In other ways the book is a real throwback to Mitchell's mysteries of the early 1930s and 1940s. All of the regulars appear in this book including her loyal servants Celestine, Henri and George her indefatigable chauffeur. George plays a prominent role in this book and even goes undercover to help Dame Beatrice get some inside dope from a scalawag who frequents the "Cow and Lasher," a local pub. There is a new secretary who is a replacement for Laura Menzies who left Mrs. Bradley, got married, and had several children sometime in the 1950s or 1960s. This new secretary I liked a lot. Her name is Miss Cummings and I've never encountered her in the Gladys Mitchell books prior to reading The Greenstone Griffins. She may be in other books, but since I've primarily read Mitchell's early to mid career books rather than her books published between 1970 and 1983 I can't tell you when Miss Cummings first pops up as one of the many employees at Stone House. She's full of wise words, has a passion for dropping literary allusions into everyday conversation, and is deeply concerned for Mrs. Bradley's safety. She thinks her boss takes too many risks for an elderly woman which delights and amuses ol' Mrs. Croc to no end.
QUOTES: Education Officer: "Don't hit a man when he's down!"
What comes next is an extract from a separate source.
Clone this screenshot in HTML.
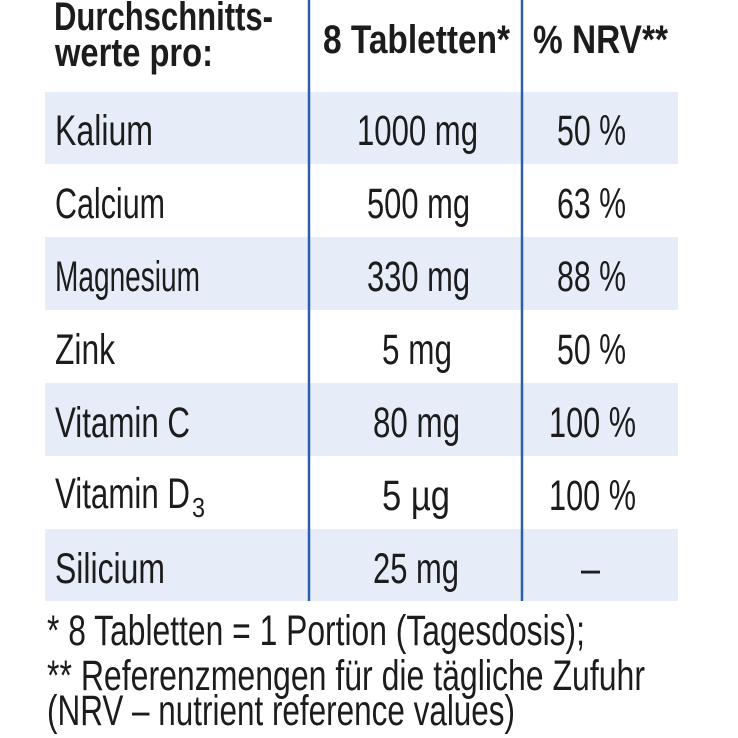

Mrs. B: "I should not stoop to such a proceeding. When a Man is down, that is the time to kick his head in, don't you think? --and that action does not involve any stooping at all, as your committee appears to have realised in the case of Jessica Denefield."
"There are such things as wheels within wheels, Detective Superintendent,"
"You speak in riddles, ma'am."
"Maybe it is the fault of my profession. The Delphic Oracle, if you remember, suffered the same disability."
THINGS I LEARNED: Mitchell is a master at replicating the country dialects of her native land. This book comes alive with all sorts of rural slang amid the dialect heavy dialogue. Mumping is slang for begging. Apparently, it is also in use among police and the working class to mean selling used goods in lieu of begging. Bumby hole is one of the many alternative terms for an outhouse or a public toilet. I never heard that one! Not even in the thousands of British movies I've seen over the years.
EASY TO FIND? All of Gladys Mitchells books are available in digital versions from that giant e-tailer who created the Kindle. Knock yourselves out 21st century book fans! Those of use who like to turn real paper pages with our fingers rather than swiping a screen are less lucky. I found only five copies of The Greenstone Griffins for sale and all of them are priced ridiculously high and will probably stay on their shelves until each seller goes out of business. The book was never reprinted in paperback and exists only in the UK hardcover edition making it all the more scarce. If you happen to have a spare two grand in pocket change you can treat yourself to something unique in book collecting. Mitchell wrote all of her manuscripts out in longhand and sent them out to professional typists before submitting them to her publisher. There is a bookseller who managed to snag the original holograph of The Greenstone Griffins and wants nearly $2600 for it. Do you hear strains of "The Impossible Dream" playing in the background?